### GOAL
Exactly retype the lines from the top of the data through the line containing "import pandas as pd", leaving out every picture.
-- begin SOURCE MATERIAL --
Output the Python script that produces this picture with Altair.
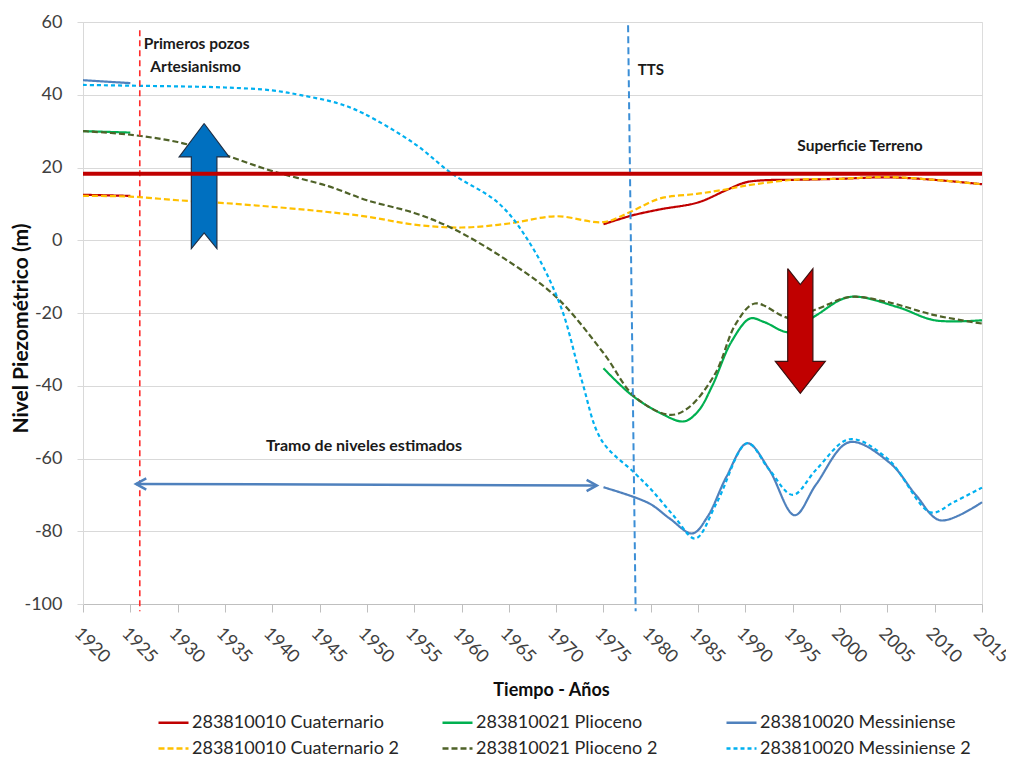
import altair as alt
import pandas as pd

# ---------------- data ----------------
SERIES = ["283810010 Cuaternario", "283810021 Plioceno", "283810020 Messiniense",
          "283810010 Cuaternario 2", "283810021 Plioceno 2", "283810020 Messiniense 2"]
COLORS = ["#c00000", "#00b050", "#4f81bd", "#ffc000", "#4f6228", "#00b0f0"]
DASHES = [[1, 0], [1, 0], [1, 0], [6, 3], [6, 3], [4, 3]]

# 283810010 Cuaternario (two measured stretches)
cua_a_years = [1920, 1925]
cua_a_vals = [12.5, 12.2]
cua_b_years = [1975, 1978, 1981, 1985, 1988, 1990, 1992, 1995, 2000, 2005, 2010, 2015]
cua_b_vals = [4.4, 6.8, 8.5, 10.4, 13.8, 15.9, 16.5, 16.6, 16.9, 17.3, 16.6, 15.4]

# 283810021 Plioceno
pli_a_years = [1920, 1925]
pli_a_vals = [30.0, 29.6]
pli_b_years = [1975, 1978, 1981, 1983.5, 1985, 1986.5, 1988.5, 1990.5, 1992, 1994.7, 1997.5, 2001, 2006, 2010, 2015]
pli_b_vals = [-35.2, -42.6, -47.5, -49.8, -47.0, -40.0, -28.0, -21.5, -22.5, -25.3, -20.6, -15.6, -18.3, -22.0, -22.0]

# 283810020 Messiniense
mes_a_years = [1920, 1925]
mes_a_vals = [44.0, 43.2]
mes_b_years = [1975, 1979.8, 1982, 1984.4, 1986, 1988, 1990.2, 1992.5, 1995.2, 1997.5, 2001, 2005.3, 2008, 2010.6, 2015]
mes_b_vals = [-67.9, -72.3, -76.5, -80.6, -76.0, -65.0, -55.8, -63.0, -75.6, -67.0, -55.5, -61.3, -70.0, -77.0, -72.0]

# 283810010 Cuaternario 2
cua2_years = [1920, 1925, 1930, 1935, 1940, 1945, 1950, 1955, 1960, 1965, 1970, 1975, 1978, 1981,
              1985, 1988, 1990, 1995, 2000, 2005, 2010, 2015]
cua2_vals = [12.2, 12.0, 11.0, 10.2, 9.2, 8.0, 6.5, 4.3, 3.5, 4.6, 6.6, 5.0, 8.0, 11.5,
             12.8, 14.0, 15.0, 16.6, 16.9, 17.4, 16.6, 15.4]

# 283810021 Plioceno 2
pli2_years = [1920, 1925, 1930, 1935, 1940, 1946, 1950, 1955, 1959, 1964.5, 1970, 1975, 1978.3, 1982,
              1984, 1986.8, 1989, 1991, 1994.7, 1997.5, 2001, 2005, 2010, 2015]
pli2_vals = [30.0, 29.0, 27.0, 23.4, 19.0, 14.8, 11.0, 7.5, 3.3, -5.0, -15.6, -31.0, -43.0, -48.0,
             -46.0, -36.7, -22.9, -17.4, -21.4, -19.0, -15.6, -17.0, -20.6, -22.9]

# 283810020 Messiniense 2
mes2_years = [1920, 1925, 1930, 1935, 1940, 1943, 1947, 1949.6, 1955, 1959, 1964, 1967.5, 1970.5, 1972.7,
              1974.8, 1978.3, 1980.1, 1982.5, 1984.7, 1987, 1990.2, 1992.5, 1995, 1997.5, 2001, 2005,
              2009.6, 2012, 2015]
mes2_vals = [42.7, 42.5, 42.3, 42.0, 41.2, 39.9, 37.6, 34.9, 26.6, 18.3, 10.0, -2.0, -18.3, -38.5,
             -55.0, -64.0, -68.7, -76.0, -82.0, -72.0, -55.8, -63.0, -70.0, -63.0, -54.7, -60.0,
             -74.8, -72.0, -68.0]

# annotations
surface_level = [18.3]
vline_red_year = [1926.0]
vline_red_top = [57.7]
vline_red_bottom = [-102.0]
vline_blue_year = [1977.6]
vline_blue_year2 = [1978.4]
vline_blue_top = [59.1]
vline_blue_bottom = [-102.0]

arrow_up_x = [1932.8, 1935.44, 1934.15, 1934.15, 1932.8, 1931.45, 1931.45, 1930.16, 1932.8]
arrow_up_y = [32.1, 22.9, 22.9, -2.3, 2.0, -2.3, 22.9, 22.9, 32.1]
arrow_dn_x = [1994.47, 1995.8, 1997.13, 1997.13, 1998.44, 1995.8, 1993.16, 1994.47, 1994.47]
arrow_dn_y = [-7.8, -12.2, -7.8, -33.3, -33.3, -42.1, -33.3, -33.3, -7.8]

span_x = [1925.6]
span_x2 = [1974.3]
span_y = [-67.0]
span_y2 = [-67.4]

label_texts = ["Primeros pozos", "Artesianismo", "TTS", "Superficie Terreno", "Tramo de niveles estimados"]
label_years = [1932.0, 1931.9, 1980.0, 2002.1, 1949.7]
label_vals = [54.0, 47.6, 46.7, 26.0, -56.6]
label_sizes = [15.5, 15.5, 15, 15.5, 16]

# ---------------- tables ----------------
rows = []
def add(name, seg, ys, vs):
    for y, v in zip(ys, vs):
        rows.append({"series": name, "seg": name + "|" + seg, "year": y, "value": v,
                     "kind": "dash" if name.endswith(" 2") else "solid"})

add(SERIES[0], "a", cua_a_years, cua_a_vals)
add(SERIES[0], "b", cua_b_years, cua_b_vals)
add(SERIES[1], "a", pli_a_years, pli_a_vals)
add(SERIES[1], "b", pli_b_years, pli_b_vals)
add(SERIES[2], "a", mes_a_years, mes_a_vals)
add(SERIES[2], "b", mes_b_years, mes_b_vals)
add(SERIES[3], "a", cua2_years, cua2_vals)
add(SERIES[4], "a", pli2_years, pli2_vals)
add(SERIES[5], "a", mes2_years, mes2_vals)
df = pd.DataFrame(rows)

FONT = "Lato"
xscale = alt.Scale(domain=[1920, 2015], nice=False, zero=False)
yscale = alt.Scale(domain=[-100, 60], nice=False, zero=False)
xaxis = alt.Axis(values=list(range(1920, 2016, 5)), format="d", labelAngle=45, grid=False,
                 tickSize=8, tickColor="#bfbfbf", domainColor="#bfbfbf", labelFontSize=18,
                 labelFont=FONT, labelColor="#404040", labelPadding=12, labelFlush=False,
                 labelOverlap=False,
                 title="Tiempo - Años", titleFont=FONT, titleFontSize=18, titleFontWeight="bold",
                 titleColor="#0d0d0d", titleX=468, titleY=86, titleBaseline="middle",
                 titleAnchor="start", titleAlign="center")
yaxis = alt.Axis(values=list(range(-100, 61, 20)), grid=True, gridColor="#d9d9d9",
                 tickSize=6, tickColor="#d9d9d9", domainColor="#d9d9d9", labelFontSize=18,
                 labelFont=FONT, labelColor="#404040", labelPadding=15,
                 labelExpr="toString(datum.value)",
                 title="Nivel Piezométrico (m)", titleFont=FONT, titleFontSize=21,
                 titleFontWeight="bold", titleColor="#0d0d0d", titleX=-52, titleY=306,
                 titleBaseline="bottom", titleAlign="center", titleAngle=270)

def X(field="year"):
    return alt.X(f"{field}:Q", scale=xscale, axis=xaxis)

def Y(field="value"):
    return alt.Y(f"{field}:Q", scale=yscale, axis=yaxis)

legend = alt.Legend(title=None, orient="none", legendX=74, legendY=684, direction="horizontal",
                    columns=3, symbolType="stroke", symbolSize=900, symbolStrokeWidth=2.5,
                    labelFont=FONT, labelFontSize=18, labelColor="#262626", labelLimit=400,
                    columnPadding=34, rowPadding=0, gridAlign="all", labelOffset=2,
                    symbolOffset=0)
color = alt.Color("series:N", scale=alt.Scale(domain=SERIES, range=COLORS), legend=legend)
dash = alt.StrokeDash("series:N", scale=alt.Scale(domain=SERIES, range=DASHES), legend=legend)

base = alt.Chart(df)
solid = base.transform_filter(alt.datum.kind == "solid").mark_line(
    interpolate="catmull-rom", strokeWidth=2.2).encode(
    x=X(), y=Y(), color=color, strokeDash=dash, detail="seg:N")
dashed = base.transform_filter(alt.datum.kind == "dash").mark_line(
    interpolate="catmull-rom", strokeWidth=2.2).encode(
    x=X(), y=Y(), color=color, strokeDash=dash, detail="seg:N")

vred = alt.Chart(pd.DataFrame({"year": vline_red_year, "value": vline_red_top,
                               "value2": vline_red_bottom})).mark_rule(
    color="#ff2a2a", strokeWidth=1.6, strokeDash=[6, 4]).encode(
    x=X(), y=Y(), y2=alt.Y2("value2"))
vblue = alt.Chart(pd.DataFrame({"year": vline_blue_year, "year2": vline_blue_year2,
                                "value": vline_blue_top, "value2": vline_blue_bottom})).mark_rule(
    color="#3b8ed6", strokeWidth=2, strokeDash=[7, 4]).encode(
    x=X(), x2=alt.X2("year2"), y=Y(), y2=alt.Y2("value2"))

up = alt.Chart(pd.DataFrame({"year": arrow_up_x, "value": arrow_up_y,
                             "o": list(range(len(arrow_up_x)))})).mark_line(
    fill="#0070c0", stroke="#1f2f45", strokeWidth=1.2, interpolate="linear").encode(
    x=X(), y=Y(), order="o:Q")
dn = alt.Chart(pd.DataFrame({"year": arrow_dn_x, "value": arrow_dn_y,
                             "o": list(range(len(arrow_dn_x)))})).mark_line(
    fill="#c00000", stroke="#3a1010", strokeWidth=1.2, interpolate="linear").encode(
    x=X(), y=Y(), order="o:Q")

surf = alt.Chart(pd.DataFrame({"value": surface_level})).mark_rule(
    color="#c00000", strokeWidth=4).encode(y=Y())

span_df = pd.DataFrame({"year": span_x, "year2": span_x2, "value": span_y, "value2": span_y2})
span = alt.Chart(span_df).mark_rule(color="#4f81bd", strokeWidth=2.5).encode(
    x=X(), x2=alt.X2("year2"), y=Y(), y2=alt.Y2("value2"))
head_l = alt.Chart(pd.DataFrame({"year": span_x, "value": span_y})).mark_point(
    shape="M1,-0.55L0,0L1,0.55", size=420, filled=False, stroke="#4f81bd", strokeWidth=2.5,
    opacity=1).encode(x=X(), y=Y())
head_r = alt.Chart(pd.DataFrame({"year": span_x2, "value": span_y2})).mark_point(
    shape="M-1,-0.55L0,0L-1,0.55", size=420, filled=False, stroke="#4f81bd", strokeWidth=2.5,
    opacity=1).encode(x=X(), y=Y())

texts = alt.Chart(pd.DataFrame({"year": label_years, "value": label_vals, "t": label_texts,
                                "fs": label_sizes})).mark_text(
    font=FONT, fontWeight="bold", color="#1a1a1a", align="center", baseline="middle").encode(
    x=X(), y=Y(), text="t:N", size=alt.Size("fs:Q", scale=None))

chart = alt.layer(solid, dashed, vred, vblue, up, surf, dn, span, head_l, head_r, texts).properties(
    width=899, height=582,
    autosize=alt.AutoSizeParams(type="none"),
    padding={"left": 75, "top": 14, "right": 24, "bottom": 152},
).configure_view(stroke=None).configure(background="white")

chart.save("out.html", embed_options={"renderer": "svg", "actions": False})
-- end SOURCE MATERIAL --
### TASK RESULT
Output the Python script that produces this picture with Altair.
import altair as alt
import pandas as pd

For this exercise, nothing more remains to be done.